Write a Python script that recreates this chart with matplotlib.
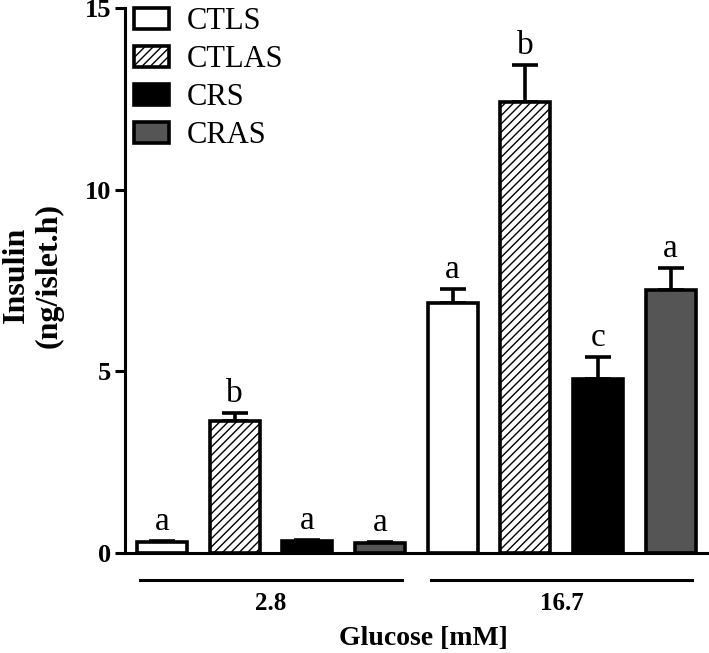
import matplotlib
matplotlib.use("Agg")
import matplotlib.pyplot as plt
import matplotlib.transforms as mtransforms
from matplotlib.patches import Patch

plt.rcParams['font.family'] = ['Liberation Serif', 'DejaVu Serif']
plt.rcParams['hatch.linewidth'] = 1.0

series = ["CTLS", "CTLAS", "CRS", "CRAS"]
glucose = ["2.8", "16.7"]
means_28 = [0.30, 3.64, 0.33, 0.27]
errs_28 = [0.03, 0.22, 0.03, 0.03]
means_167 = [6.89, 12.42, 4.79, 7.24]
errs_167 = [0.38, 1.02, 0.61, 0.61]
letters_28 = ["a", "b", "a", "a"]
letters_167 = ["a", "b", "c", "a"]
yticks = [0, 5, 10, 15]

faces = ["white", "white", "black", "#555555"]
hatches = [None, "////", None, None]

fig = plt.figure(figsize=(7.09, 6.53), dpi=100)
ax = fig.add_axes([125/709, 100/653, 582/709, 545/653])

lw = 2.6
means = means_28 + means_167
errs = errs_28 + errs_167
letters = letters_28 + letters_167
for i, (m, e, l) in enumerate(zip(means, errs, letters)):
    k = i % 4
    ax.bar(i, m, width=0.69, color=faces[k], edgecolor="black",
           linewidth=lw, hatch=hatches[k], zorder=2)
    ax.errorbar(i, m, yerr=[[0], [e]], fmt="none", ecolor="black",
                elinewidth=lw, capsize=9.5, capthick=lw, zorder=1)
    ax.annotate(l, (i, m + e), xytext=(0, 3), textcoords="offset points",
                ha="center", va="bottom", fontsize=24)

ax.set_xlim(-0.51, 7.5)
ax.set_ylim(0, 15)
ax.set_yticks(yticks)
ax.set_yticklabels([str(t) for t in yticks], fontsize=19, fontweight="bold")
ax.set_xticks([])
for s in ["top", "right"]:
    ax.spines[s].set_visible(False)
ax.spines["left"].set_linewidth(2.2)
ax.spines["bottom"].set_linewidth(2.2)
ax.tick_params(axis="y", length=7, width=2.2, pad=3)

trans = mtransforms.blended_transform_factory(ax.transData, ax.transAxes)
for g, (x0, x1) in enumerate([(-0.3, 3.3), (3.7, 7.3)]):
    ax.plot([x0, x1], [-0.05, -0.05], color="black", lw=2.2,
            transform=trans, clip_on=False)
    ax.text((x0 + x1) / 2, -0.092, glucose[g], transform=trans,
            ha="center", va="center", fontsize=18, fontweight="bold")
ax.text(3.6, -0.157, "Glucose [mM]", transform=trans, ha="center",
        va="center", fontsize=20, fontweight="bold")

fig.text(33/709, 1 - 275/653, "Insulin\n(ng/islet.h)", rotation=90,
         ha="center", va="center", fontsize=23, fontweight="bold",
         linespacing=1.15)

handles = [Patch(facecolor=faces[k], edgecolor="black", linewidth=lw,
                 hatch=hatches[k], label=series[k]) for k in range(4)]
leg = ax.legend(handles=handles, loc="upper left",
                bbox_to_anchor=(0.015, 1.001), frameon=False, fontsize=22,
                handlelength=1.15, handleheight=0.7, handletextpad=0.6,
                labelspacing=0.29, borderpad=0, borderaxespad=0)

fig.savefig("out.png", dpi=100)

______________________________

TASK TO COMPLETE: Pictures stay out. Repeat only the lines from the beginning of the data through the line that has "ax = fig.add_axes([125/709, 100/653, 582/709, 545/653])".

RESULT:
Write a Python script that recreates this chart with matplotlib.
import matplotlib
matplotlib.use("Agg")
import matplotlib.pyplot as plt
import matplotlib.transforms as mtransforms
from matplotlib.patches import Patch

plt.rcParams['font.family'] = ['Liberation Serif', 'DejaVu Serif']
plt.rcParams['hatch.linewidth'] = 1.0

series = ["CTLS", "CTLAS", "CRS", "CRAS"]
glucose = ["2.8", "16.7"]
means_28 = [0.30, 3.64, 0.33, 0.27]
errs_28 = [0.03, 0.22, 0.03, 0.03]
means_167 = [6.89, 12.42, 4.79, 7.24]
errs_167 = [0.38, 1.02, 0.61, 0.61]
letters_28 = ["a", "b", "a", "a"]
letters_167 = ["a", "b", "c", "a"]
yticks = [0, 5, 10, 15]

faces = ["white", "white", "black", "#555555"]
hatches = [None, "////", None, None]

fig = plt.figure(figsize=(7.09, 6.53), dpi=100)
ax = fig.add_axes([125/709, 100/653, 582/709, 545/653])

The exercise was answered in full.